Exercise -
Take the material below and retype it in full; pictures are left out.

Given material -

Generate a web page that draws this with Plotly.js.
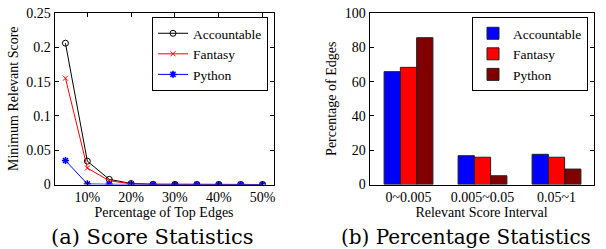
<!DOCTYPE html>
<html>
<head>
<meta charset="utf-8">
<script src="https://cdn.plot.ly/plotly-3.0.1.min.js"></script>
</head>
<body style="margin:0">
<div id="chart"></div>
<script>
// Left panel: minimum relevant score vs percentage of top edges
const topEdgePct = [5, 10, 15, 20, 25, 30, 35, 40, 45, 50];
const accountableScore = [0.206, 0.034, 0.0075, 0.0015, 0.0003, 0.0001, 0, 0, 0, 0];
const fantasyScore = [0.155, 0.024, 0.0055, 0.001, 0.0002, 0.0001, 0, 0, 0, 0];
const pythonScore = [0.035, 0.0008, 0.0003, 0.0001, 0, 0, 0, 0, 0, 0];
const pctTickVals = [10, 20, 30, 40, 50];
const pctTickText = ['10%', '20%', '30%', '40%', '50%'];

// Right panel: percentage of edges per relevant score interval
const intervals = ['0~0.005', '0.005~0.05', '0.05~1'];
const accountablePct = [65.8, 16.8, 17.6];
const fantasyPct = [68.3, 15.9, 15.9];
const pythonPct = [85.6, 5.1, 9.0];

const seriesNames = ['Accountable', 'Fantasy', 'Python'];

const FONT = 'Liberation Serif';
const CAP = 'DejaVu Serif';
const W = 606, H = 249;
const px = v => v / W;
const py = v => 1 - v / H;

const data = [
  {x: topEdgePct, y: accountableScore, name: seriesNames[0], type: 'scatter', mode: 'lines+markers',
   xaxis: 'x', yaxis: 'y', legend: 'legend',
   line: {color: '#000', width: 1}, marker: {symbol: 'circle-open', size: 6, color: '#000', line: {width: 1}}},
  {x: topEdgePct, y: fantasyScore, name: seriesNames[1], type: 'scatter', mode: 'lines+markers',
   xaxis: 'x', yaxis: 'y', legend: 'legend',
   line: {color: '#ff0000', width: 1}, marker: {symbol: 'x-thin-open', size: 5, color: '#ff0000', line: {width: 1, color: '#ff0000'}}},
  {x: topEdgePct, y: pythonScore, name: seriesNames[2], type: 'scatter', mode: 'lines+markers',
   xaxis: 'x', yaxis: 'y', legend: 'legend',
   line: {color: '#0000ff', width: 1}, marker: {symbol: 'asterisk-open', size: 6, color: '#0000ff', line: {width: 1.5, color: '#0000ff'}}},
  {x: intervals, y: accountablePct, name: seriesNames[0], type: 'bar', xaxis: 'x2', yaxis: 'y2', legend: 'legend2',
   marker: {color: '#0000ff', line: {color: '#222', width: 1}}},
  {x: intervals, y: fantasyPct, name: seriesNames[1], type: 'bar', xaxis: 'x2', yaxis: 'y2', legend: 'legend2',
   marker: {color: '#ff0000', line: {color: '#222', width: 1}}},
  {x: intervals, y: pythonPct, name: seriesNames[2], type: 'bar', xaxis: 'x2', yaxis: 'y2', legend: 'legend2',
   marker: {color: '#800000', line: {color: '#222', width: 1}}}
];

function axis(extra) {
  const a = {
    showline: true, linecolor: '#000', linewidth: 1, mirror: 'ticks',
    ticks: 'inside', ticklen: 4, tickcolor: '#000', showgrid: false, zeroline: false,
    tickfont: {family: FONT, size: 14, color: '#000'}
  };
  for (const k in extra) a[k] = extra[k];
  return a;
}

const layout = {
  width: W, height: H,
  margin: {l: 0, r: 0, t: 0, b: 0},
  paper_bgcolor: '#fff', plot_bgcolor: '#fff',
  barmode: 'group', bargap: 0.34, bargroupgap: 0,
  xaxis: axis({
    domain: [px(54.5), px(273.5)], anchor: 'y', range: [2.5, 52.5],
    tickvals: pctTickVals, ticktext: pctTickText,
    title: {text: 'Percentage of Top Edges', font: {family: FONT, size: 14, color: '#000'}, standoff: 0}
  }),
  yaxis: axis({
    domain: [1 - 184.5 / H, 1 - 13 / H], anchor: 'x', range: [0, 0.25], dtick: 0.05,
    title: {text: 'Minimum Relevant Score', font: {family: FONT, size: 14, color: '#000'}, standoff: 4}
  }),
  xaxis2: axis({
    domain: [px(369.5), px(593.5)], anchor: 'y2', range: [-0.527, 2.5], type: 'category',
    ticks: '',
    title: {text: 'Relevant Score Interval', font: {family: FONT, size: 14, color: '#000'}, standoff: 0}
  }),
  yaxis2: axis({
    domain: [1 - 184.5 / H, 1 - 13 / H], anchor: 'x2', range: [0, 100], dtick: 20,
    title: {text: 'Percentage of Edges', font: {family: FONT, size: 14, color: '#000'}, standoff: 4}
  }),
  legend: {
    x: px(152), y: py(17), xanchor: 'left', yanchor: 'top',
    bgcolor: '#fff', bordercolor: '#000', borderwidth: 1,
    font: {family: FONT, size: 13.5, color: '#000'}, tracegroupgap: 0, itemwidth: 30
  },
  legend2: {
    x: px(472), y: py(17), xanchor: 'left', yanchor: 'top',
    bgcolor: '#fff', bordercolor: '#000', borderwidth: 1,
    font: {family: FONT, size: 13.5, color: '#000'}, tracegroupgap: 0, itemwidth: 30
  },
  annotations: [
    {text: '(a) Score Statistics', xref: 'paper', yref: 'paper', x: px(152), y: py(237),
     xanchor: 'center', yanchor: 'middle', showarrow: false, font: {family: CAP, size: 21, color: '#000'}},
    {text: '(b) Percentage Statistics', xref: 'paper', yref: 'paper', x: px(466), y: py(237),
     xanchor: 'center', yanchor: 'middle', showarrow: false, font: {family: CAP, size: 20, color: '#000'}}
  ],
  showlegend: true
};

Plotly.newPlot('chart', data, layout, {displayModeBar: false, staticPlot: true});
</script>
</body>
</html>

Answer to the exercise -
Generate a web page that draws this with Plotly.js.
<!DOCTYPE html>
<html>
<head>
<meta charset="utf-8">
<script src="https://cdn.plot.ly/plotly-3.0.1.min.js"></script>
</head>
<body style="margin:0">
<div id="chart"></div>
<script>
// Left panel: minimum relevant score vs percentage of top edges
const topEdgePct = [5, 10, 15, 20, 25, 30, 35, 40, 45, 50];
const accountableScore = [0.206, 0.034, 0.0075, 0.0015, 0.0003, 0.0001, 0, 0, 0, 0];
const fantasyScore = [0.155, 0.024, 0.0055, 0.001, 0.0002, 0.0001, 0, 0, 0, 0];
const pythonScore = [0.035, 0.0008, 0.0003, 0.0001, 0, 0, 0, 0, 0, 0];
const pctTickVals = [10, 20, 30, 40, 50];
const pctTickText = ['10%', '20%', '30%', '40%', '50%'];

// Right panel: percentage of edges per relevant score interval
const intervals = ['0~0.005', '0.005~0.05', '0.05~1'];
const accountablePct = [65.8, 16.8, 17.6];
const fantasyPct = [68.3, 15.9, 15.9];
const pythonPct = [85.6, 5.1, 9.0];

const seriesNames = ['Accountable', 'Fantasy', 'Python'];

const FONT = 'Liberation Serif';
const CAP = 'DejaVu Serif';
const W = 606, H = 249;
const px = v => v / W;
const py = v => 1 - v / H;

const data = [
  {x: topEdgePct, y: accountableScore, name: seriesNames[0], type: 'scatter', mode: 'lines+markers',
   xaxis: 'x', yaxis: 'y', legend: 'legend',
   line: {color: '#000', width: 1}, marker: {symbol: 'circle-open', size: 6, color: '#000', line: {width: 1}}},
  {x: topEdgePct, y: fantasyScore, name: seriesNames[1], type: 'scatter', mode: 'lines+markers',
   xaxis: 'x', yaxis: 'y', legend: 'legend',
   line: {color: '#ff0000', width: 1}, marker: {symbol: 'x-thin-open', size: 5, color: '#ff0000', line: {width: 1, color: '#ff0000'}}},
  {x: topEdgePct, y: pythonScore, name: seriesNames[2], type: 'scatter', mode: 'lines+markers',
   xaxis: 'x', yaxis: 'y', legend: 'legend',
   line: {color: '#0000ff', width: 1}, marker: {symbol: 'asterisk-open', size: 6, color: '#0000ff', line: {width: 1.5, color: '#0000ff'}}},
  {x: intervals, y: accountablePct, name: seriesNames[0], type: 'bar', xaxis: 'x2', yaxis: 'y2', legend: 'legend2',
   marker: {color: '#0000ff', line: {color: '#222', width: 1}}},
  {x: intervals, y: fantasyPct, name: seriesNames[1], type: 'bar', xaxis: 'x2', yaxis: 'y2', legend: 'legend2',
   marker: {color: '#ff0000', line: {color: '#222', width: 1}}},
  {x: intervals, y: pythonPct, name: seriesNames[2], type: 'bar', xaxis: 'x2', yaxis: 'y2', legend: 'legend2',
   marker: {color: '#800000', line: {color: '#222', width: 1}}}
];

function axis(extra) {
  const a = {
    showline: true, linecolor: '#000', linewidth: 1, mirror: 'ticks',
    ticks: 'inside', ticklen: 4, tickcolor: '#000', showgrid: false, zeroline: false,
    tickfont: {family: FONT, size: 14, color: '#000'}
  };
  for (const k in extra) a[k] = extra[k];
  return a;
}

const layout = {
  width: W, height: H,
  margin: {l: 0, r: 0, t: 0, b: 0},
  paper_bgcolor: '#fff', plot_bgcolor: '#fff',
  barmode: 'group', bargap: 0.34, bargroupgap: 0,
  xaxis: axis({
    domain: [px(54.5), px(273.5)], anchor: 'y', range: [2.5, 52.5],
    tickvals: pctTickVals, ticktext: pctTickText,
    title: {text: 'Percentage of Top Edges', font: {family: FONT, size: 14, color: '#000'}, standoff: 0}
  }),
  yaxis: axis({
    domain: [1 - 184.5 / H, 1 - 13 / H], anchor: 'x', range: [0, 0.25], dtick: 0.05,
    title: {text: 'Minimum Relevant Score', font: {family: FONT, size: 14, color: '#000'}, standoff: 4}
  }),
  xaxis2: axis({
    domain: [px(369.5), px(593.5)], anchor: 'y2', range: [-0.527, 2.5], type: 'category',
    ticks: '',
    title: {text: 'Relevant Score Interval', font: {family: FONT, size: 14, color: '#000'}, standoff: 0}
  }),
  yaxis2: axis({
    domain: [1 - 184.5 / H, 1 - 13 / H], anchor: 'x2', range: [0, 100], dtick: 20,
    title: {text: 'Percentage of Edges', font: {family: FONT, size: 14, color: '#000'}, standoff: 4}
  }),
  legend: {
    x: px(152), y: py(17), xanchor: 'left', yanchor: 'top',
    bgcolor: '#fff', bordercolor: '#000', borderwidth: 1,
    font: {family: FONT, size: 13.5, color: '#000'}, tracegroupgap: 0, itemwidth: 30
  },
  legend2: {
    x: px(472), y: py(17), xanchor: 'left', yanchor: 'top',
    bgcolor: '#fff', bordercolor: '#000', borderwidth: 1,
    font: {family: FONT, size: 13.5, color: '#000'}, tracegroupgap: 0, itemwidth: 30
  },
  annotations: [
    {text: '(a) Score Statistics', xref: 'paper', yref: 'paper', x: px(152), y: py(237),
     xanchor: 'center', yanchor: 'middle', showarrow: false, font: {family: CAP, size: 21, color: '#000'}},
    {text: '(b) Percentage Statistics', xref: 'paper', yref: 'paper', x: px(466), y: py(237),
     xanchor: 'center', yanchor: 'middle', showarrow: false, font: {family: CAP, size: 20, color: '#000'}}
  ],
  showlegend: true
};

Plotly.newPlot('chart', data, layout, {displayModeBar: false, staticPlot: true});
</script>
</body>
</html>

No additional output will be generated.